IFCA-Advanced-Computing/frouros

Incorrect result when using MMD with some chunk_size argument values

Opened this issue · 0 comments

Describe the bug

Incorrect result when using MMD with some chunk_size argument values. For many chunk_size values there is a difference between the MMD² with chunk_size=None and chunk_size!=None.

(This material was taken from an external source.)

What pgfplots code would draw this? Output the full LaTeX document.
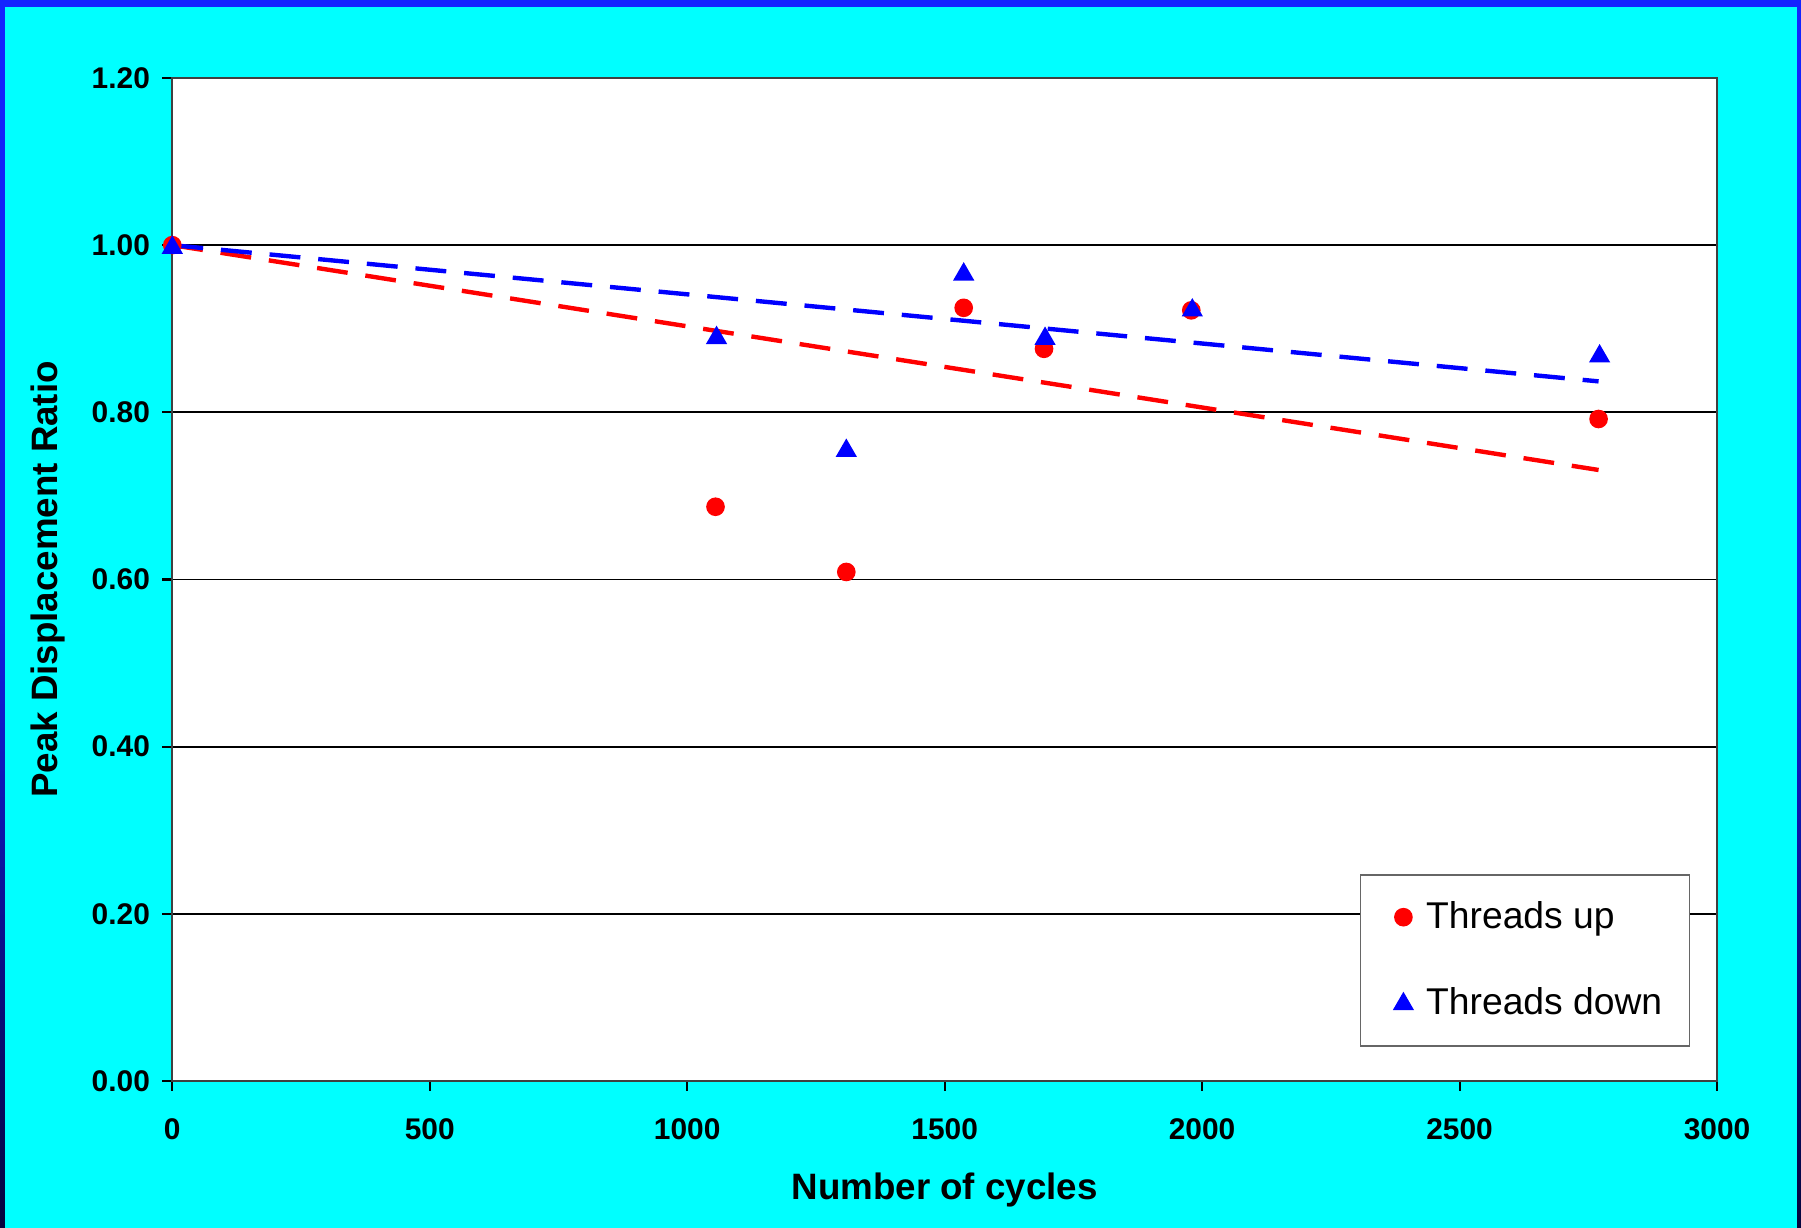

For the provided code to reproduce, the following chunk_size values produce an incorrect result: 4, 5, 6, 7, 8, 9, 11, 12, 13, 14, 18, 19. The remaining values between 1 and 20 produce a correct result.

Steps/Code to Reproduce

from frouros.detectors.data_drift import MMD
import numpy as np
from functools import partial
from frouros.utils.kernels import rbf_kernel

np.random.seed(seed=31)

dim = 1
size = 20
kernel = partial(rbf_kernel, sigma=0.5)
chunk_size = 4

X_ref = np.random.multivariate_normal(mean=np.zeros(dim), cov=np.identity(dim), size=size)
X_test = np.random.multivariate_normal(mean=np.full(dim, 0.3), cov=np.identity(dim), size=size)

detector = MMD(
    kernel=kernel,
    chunk_size=None,
)
detector.fit(X_ref)
result, _ = detector.compare(X=X_test, verbose=True)

detector_chunk = MMD(
    kernel=kernel,
    chunk_size=chunk_size,
)
detector_chunk.fit(X_ref)
result_chunk, _ = detector_chunk.compare(X=X_test, verbose=True)

assert result.distance == result_chunk.distance

Expected Results

No error is thrown.

Actual Results

Traceback (most recent call last):
  File "/home/jaime/.config/JetBrains/PyCharm2023.1/scratches/frouros/expected/data_drift/batch/mmd_chunk.py", line 30, in <module>
    assert result.distance == result_chunk.distance
AssertionError

Versions

'0.5.1'